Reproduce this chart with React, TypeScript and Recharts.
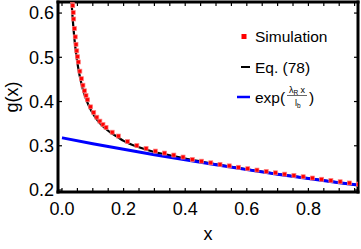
import { ComposedChart, Scatter, Line, XAxis, YAxis, Legend } from 'recharts';

// simulation points (red squares)
const simX = [
  0.033, 0.034, 0.035, 0.0365, 0.038, 0.0405, 0.043, 0.0455, 0.048, 0.0505, 0.053, 0.058, 0.063, 0.068,
  0.073, 0.078, 0.083, 0.093, 0.103, 0.113, 0.123, 0.133, 0.143, 0.163, 0.183, 0.213, 0.243, 0.273,
  0.303, 0.333, 0.363, 0.393, 0.423, 0.453, 0.483, 0.513, 0.543, 0.573, 0.603, 0.633, 0.663, 0.693,
  0.723, 0.753, 0.783, 0.813, 0.843, 0.873, 0.903, 0.933, 0.963,
];
const simY = [
  0.6405, 0.6284, 0.6169, 0.6011, 0.5866, 0.565, 0.5461, 0.5294, 0.5146, 0.5013, 0.4894, 0.4687, 0.4516, 0.4369,
  0.4243, 0.4135, 0.404, 0.388, 0.3752, 0.3646, 0.3557, 0.3481, 0.3416, 0.3307, 0.322, 0.3095, 0.3005, 0.294,
  0.288, 0.2835, 0.279, 0.2745, 0.269, 0.2652, 0.2615, 0.258, 0.2546, 0.2514, 0.2482, 0.2451, 0.242, 0.2389,
  0.2359, 0.233, 0.23, 0.2271, 0.2243, 0.2214, 0.2187, 0.2159, 0.2132,
];

// Eq. (78)
const eqX = [
  0.028, 0.03, 0.031, 0.032, 0.0335, 0.035, 0.0375, 0.04, 0.0425, 0.045, 0.0475, 0.05, 0.055, 0.06, 0.065,
  0.07, 0.075, 0.08, 0.09, 0.1, 0.11, 0.12, 0.13, 0.14, 0.16, 0.18, 0.2, 0.25, 0.3, 0.35, 0.4, 0.45, 0.5,
  0.6, 0.7, 0.8, 0.9, 0.96,
];
const eqY = [
  0.665, 0.6385, 0.6264, 0.6149, 0.5991, 0.5846, 0.563, 0.5441, 0.5274, 0.5126, 0.4993, 0.4874, 0.4667, 0.4496, 0.4349,
  0.4223, 0.4115, 0.402, 0.386, 0.3732, 0.3626, 0.3537, 0.3461, 0.3396, 0.3287, 0.32, 0.311, 0.2965, 0.286, 0.2785, 0.271, 0.2645, 0.2583,
  0.2467, 0.2361, 0.2262, 0.2167, 0.2112,
];

// exp(λR x / lb)
const expX = [0, 0.1, 0.2, 0.3, 0.4, 0.5, 0.6, 0.7, 0.8, 0.9, 0.96];
const expY = [0.318, 0.3047, 0.292, 0.2798, 0.2681, 0.2569, 0.2461, 0.2358, 0.226, 0.2166, 0.2111];

const xTicks = [0, 0.05, 0.1, 0.15, 0.2, 0.25, 0.3, 0.35, 0.4, 0.45, 0.5, 0.55, 0.6, 0.65, 0.7, 0.75, 0.8, 0.85, 0.9, 0.95];
const yTicks = [0.2, 0.3, 0.4, 0.5, 0.6];

const simulation = simX.map((x, i) => ({ x, y: simY[i] }));
const eq78 = eqX.map((x, i) => ({ x, y: eqY[i] }));
const expFit = expX.map((x, i) => ({ x, y: expY[i] }));

const FONT = '"Liberation Sans", Arial, sans-serif';
const xDomain = [-0.013, 0.961];
const yDomain = [0.1955, 0.625];
const frame = { stroke: '#000', strokeWidth: 3, strokeLinecap: 'square' };
const tickStroke = { stroke: '#000', strokeWidth: 1.2 };

const isMajor = (v: number) => Math.abs(v * 5 - Math.round(v * 5)) < 1e-6;

const Square = (props: any) => (
  <rect x={props.cx - 2} y={props.cy - 2} width={4} height={4} fill="#ff0000" stroke="#ff8080" strokeWidth={0.7} />
);

const LegendBox = () => (
  <svg width={361} height={120} style={{ display: 'block', fontFamily: FONT }}>
    <rect x={241.5} y={34} width={5} height={5} fill="#ff0000" />
    <text x={255} y={41.5} fontSize={15.5} fill="#000">Simulation</text>
    <line x1={241} x2={250} y1={67} y2={67} stroke="#000" strokeWidth={2} />
    <text x={255} y={72.5} fontSize={15.5} fill="#000">Eq. (78)</text>
    <line x1={237} x2={250} y1={97} y2={97} stroke="#0000ff" strokeWidth={2.5} />
    <text x={255} y={102.5} fontSize={15.5} fill="#000">exp(</text>
    <text x={297} y={93} fontSize={9} fill="#000" textAnchor="middle">
      λ<tspan fontSize={6.5} dy={1.5}>R</tspan><tspan dy={-1.5}> x</tspan>
    </text>
    <line x1={287} x2={307} y1={95.5} y2={95.5} stroke="#000" strokeWidth={0.6} />
    <text x={295} y={106} fontSize={9} fill="#000">
      l<tspan fontSize={6.5} dy={1.5}>b</tspan>
    </text>
    <text x={309} y={102.5} fontSize={15.5} fill="#000">)</text>
  </svg>
);

export default function App() {
  return (
    <div style={{ position: 'absolute', left: 0, top: 0, background: '#fff' }}>
      <ComposedChart width={361} height={249} margin={{ top: 1, right: 2, bottom: 0, left: 0 }} style={{ fontFamily: FONT }}>
        <XAxis
          dataKey="x"
          type="number"
          domain={xDomain}
          allowDataOverflow
          ticks={xTicks}
          interval={0}
          tickFormatter={(v: number) => (isMajor(v) ? v.toFixed(1) : '')}
          tickSize={-4}
          tickMargin={14}
          height={57}
          axisLine={frame}
          tickLine={tickStroke}
          tick={{ fill: '#000', fontSize: 18 }}
          label={({ viewBox }: any) => (
            <text x={viewBox.x + viewBox.width / 2} y={viewBox.y + 48} textAnchor="middle" fontSize={18} fill="#000">
              x
            </text>
          )}
        />
        <XAxis
          xAxisId="top"
          dataKey="x"
          orientation="top"
          type="number"
          domain={xDomain}
          allowDataOverflow
          ticks={xTicks}
          interval={0}
          tickFormatter={() => ''}
          tickSize={-4}
          height={1}
          axisLine={frame}
          tickLine={tickStroke}
        />
        <YAxis
          type="number"
          domain={yDomain}
          allowDataOverflow
          ticks={yTicks}
          interval={0}
          tickFormatter={(v: number) => v.toFixed(1)}
          tickSize={-4}
          tickMargin={8}
          width={58}
          axisLine={frame}
          tickLine={tickStroke}
          tick={{ fill: '#000', fontSize: 18 }}
          label={({ viewBox }: any) => {
            const cx = viewBox.x + 18;
            const cy = viewBox.y + viewBox.height / 2;
            return (
              <text x={cx} y={cy} transform={`rotate(-90 ${cx} ${cy})`} textAnchor="middle" fontSize={18} fill="#000">
                g(x)
              </text>
            );
          }}
        />
        <YAxis
          yAxisId="right"
          orientation="right"
          type="number"
          domain={yDomain}
          allowDataOverflow
          ticks={yTicks}
          interval={0}
          tickFormatter={() => ''}
          tickSize={-4}
          width={1}
          axisLine={frame}
          tickLine={tickStroke}
        />
        <Legend
          layout="vertical"
          align="center"
          verticalAlign="middle"
          wrapperStyle={{ left: 0, top: 0, width: 361 }}
          content={() => <LegendBox />}
        />
        <Scatter name="Simulation" data={simulation} dataKey="y" shape={Square} isAnimationActive={false} />
        <Line name="Eq. (78)" data={eq78} dataKey="y" type="monotone" stroke="#000" strokeWidth={2.2} dot={false} isAnimationActive={false} />
        <Line
          name="exp"
          xAxisId="top"
          yAxisId="right"
          data={expFit}
          dataKey="y"
          type="monotone"
          stroke="#0000ff"
          strokeWidth={3}
          dot={false}
          isAnimationActive={false}
        />
      </ComposedChart>
    </div>
  );
}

* * *

Written instruction: Reproduce the full material exactly, excluding the pictures.

Task solution:
Reproduce this chart with React, TypeScript and Recharts.
import { ComposedChart, Scatter, Line, XAxis, YAxis, Legend } from 'recharts';

// simulation points (red squares)
const simX = [
  0.033, 0.034, 0.035, 0.0365, 0.038, 0.0405, 0.043, 0.0455, 0.048, 0.0505, 0.053, 0.058, 0.063, 0.068,
  0.073, 0.078, 0.083, 0.093, 0.103, 0.113, 0.123, 0.133, 0.143, 0.163, 0.183, 0.213, 0.243, 0.273,
  0.303, 0.333, 0.363, 0.393, 0.423, 0.453, 0.483, 0.513, 0.543, 0.573, 0.603, 0.633, 0.663, 0.693,
  0.723, 0.753, 0.783, 0.813, 0.843, 0.873, 0.903, 0.933, 0.963,
];
const simY = [
  0.6405, 0.6284, 0.6169, 0.6011, 0.5866, 0.565, 0.5461, 0.5294, 0.5146, 0.5013, 0.4894, 0.4687, 0.4516, 0.4369,
  0.4243, 0.4135, 0.404, 0.388, 0.3752, 0.3646, 0.3557, 0.3481, 0.3416, 0.3307, 0.322, 0.3095, 0.3005, 0.294,
  0.288, 0.2835, 0.279, 0.2745, 0.269, 0.2652, 0.2615, 0.258, 0.2546, 0.2514, 0.2482, 0.2451, 0.242, 0.2389,
  0.2359, 0.233, 0.23, 0.2271, 0.2243, 0.2214, 0.2187, 0.2159, 0.2132,
];

// Eq. (78)
const eqX = [
  0.028, 0.03, 0.031, 0.032, 0.0335, 0.035, 0.0375, 0.04, 0.0425, 0.045, 0.0475, 0.05, 0.055, 0.06, 0.065,
  0.07, 0.075, 0.08, 0.09, 0.1, 0.11, 0.12, 0.13, 0.14, 0.16, 0.18, 0.2, 0.25, 0.3, 0.35, 0.4, 0.45, 0.5,
  0.6, 0.7, 0.8, 0.9, 0.96,
];
const eqY = [
  0.665, 0.6385, 0.6264, 0.6149, 0.5991, 0.5846, 0.563, 0.5441, 0.5274, 0.5126, 0.4993, 0.4874, 0.4667, 0.4496, 0.4349,
  0.4223, 0.4115, 0.402, 0.386, 0.3732, 0.3626, 0.3537, 0.3461, 0.3396, 0.3287, 0.32, 0.311, 0.2965, 0.286, 0.2785, 0.271, 0.2645, 0.2583,
  0.2467, 0.2361, 0.2262, 0.2167, 0.2112,
];

// exp(λR x / lb)
const expX = [0, 0.1, 0.2, 0.3, 0.4, 0.5, 0.6, 0.7, 0.8, 0.9, 0.96];
const expY = [0.318, 0.3047, 0.292, 0.2798, 0.2681, 0.2569, 0.2461, 0.2358, 0.226, 0.2166, 0.2111];

const xTicks = [0, 0.05, 0.1, 0.15, 0.2, 0.25, 0.3, 0.35, 0.4, 0.45, 0.5, 0.55, 0.6, 0.65, 0.7, 0.75, 0.8, 0.85, 0.9, 0.95];
const yTicks = [0.2, 0.3, 0.4, 0.5, 0.6];

const simulation = simX.map((x, i) => ({ x, y: simY[i] }));
const eq78 = eqX.map((x, i) => ({ x, y: eqY[i] }));
const expFit = expX.map((x, i) => ({ x, y: expY[i] }));

const FONT = '"Liberation Sans", Arial, sans-serif';
const xDomain = [-0.013, 0.961];
const yDomain = [0.1955, 0.625];
const frame = { stroke: '#000', strokeWidth: 3, strokeLinecap: 'square' };
const tickStroke = { stroke: '#000', strokeWidth: 1.2 };

const isMajor = (v: number) => Math.abs(v * 5 - Math.round(v * 5)) < 1e-6;

const Square = (props: any) => (
  <rect x={props.cx - 2} y={props.cy - 2} width={4} height={4} fill="#ff0000" stroke="#ff8080" strokeWidth={0.7} />
);

const LegendBox = () => (
  <svg width={361} height={120} style={{ display: 'block', fontFamily: FONT }}>
    <rect x={241.5} y={34} width={5} height={5} fill="#ff0000" />
    <text x={255} y={41.5} fontSize={15.5} fill="#000">Simulation</text>
    <line x1={241} x2={250} y1={67} y2={67} stroke="#000" strokeWidth={2} />
    <text x={255} y={72.5} fontSize={15.5} fill="#000">Eq. (78)</text>
    <line x1={237} x2={250} y1={97} y2={97} stroke="#0000ff" strokeWidth={2.5} />
    <text x={255} y={102.5} fontSize={15.5} fill="#000">exp(</text>
    <text x={297} y={93} fontSize={9} fill="#000" textAnchor="middle">
      λ<tspan fontSize={6.5} dy={1.5}>R</tspan><tspan dy={-1.5}> x</tspan>
    </text>
    <line x1={287} x2={307} y1={95.5} y2={95.5} stroke="#000" strokeWidth={0.6} />
    <text x={295} y={106} fontSize={9} fill="#000">
      l<tspan fontSize={6.5} dy={1.5}>b</tspan>
    </text>
    <text x={309} y={102.5} fontSize={15.5} fill="#000">)</text>
  </svg>
);

export default function App() {
  return (
    <div style={{ position: 'absolute', left: 0, top: 0, background: '#fff' }}>
      <ComposedChart width={361} height={249} margin={{ top: 1, right: 2, bottom: 0, left: 0 }} style={{ fontFamily: FONT }}>
        <XAxis
          dataKey="x"
          type="number"
          domain={xDomain}
          allowDataOverflow
          ticks={xTicks}
          interval={0}
          tickFormatter={(v: number) => (isMajor(v) ? v.toFixed(1) : '')}
          tickSize={-4}
          tickMargin={14}
          height={57}
          axisLine={frame}
          tickLine={tickStroke}
          tick={{ fill: '#000', fontSize: 18 }}
          label={({ viewBox }: any) => (
            <text x={viewBox.x + viewBox.width / 2} y={viewBox.y + 48} textAnchor="middle" fontSize={18} fill="#000">
              x
            </text>
          )}
        />
        <XAxis
          xAxisId="top"
          dataKey="x"
          orientation="top"
          type="number"
          domain={xDomain}
          allowDataOverflow
          ticks={xTicks}
          interval={0}
          tickFormatter={() => ''}
          tickSize={-4}
          height={1}
          axisLine={frame}
          tickLine={tickStroke}
        />
        <YAxis
          type="number"
          domain={yDomain}
          allowDataOverflow
          ticks={yTicks}
          interval={0}
          tickFormatter={(v: number) => v.toFixed(1)}
          tickSize={-4}
          tickMargin={8}
          width={58}
          axisLine={frame}
          tickLine={tickStroke}
          tick={{ fill: '#000', fontSize: 18 }}
          label={({ viewBox }: any) => {
            const cx = viewBox.x + 18;
            const cy = viewBox.y + viewBox.height / 2;
            return (
              <text x={cx} y={cy} transform={`rotate(-90 ${cx} ${cy})`} textAnchor="middle" fontSize={18} fill="#000">
                g(x)
              </text>
            );
          }}
        />
        <YAxis
          yAxisId="right"
          orientation="right"
          type="number"
          domain={yDomain}
          allowDataOverflow
          ticks={yTicks}
          interval={0}
          tickFormatter={() => ''}
          tickSize={-4}
          width={1}
          axisLine={frame}
          tickLine={tickStroke}
        />
        <Legend
          layout="vertical"
          align="center"
          verticalAlign="middle"
          wrapperStyle={{ left: 0, top: 0, width: 361 }}
          content={() => <LegendBox />}
        />
        <Scatter name="Simulation" data={simulation} dataKey="y" shape={Square} isAnimationActive={false} />
        <Line name="Eq. (78)" data={eq78} dataKey="y" type="monotone" stroke="#000" strokeWidth={2.2} dot={false} isAnimationActive={false} />
        <Line
          name="exp"
          xAxisId="top"
          yAxisId="right"
          data={expFit}
          dataKey="y"
          type="monotone"
          stroke="#0000ff"
          strokeWidth={3}
          dot={false}
          isAnimationActive={false}
        />
      </ComposedChart>
    </div>
  );
}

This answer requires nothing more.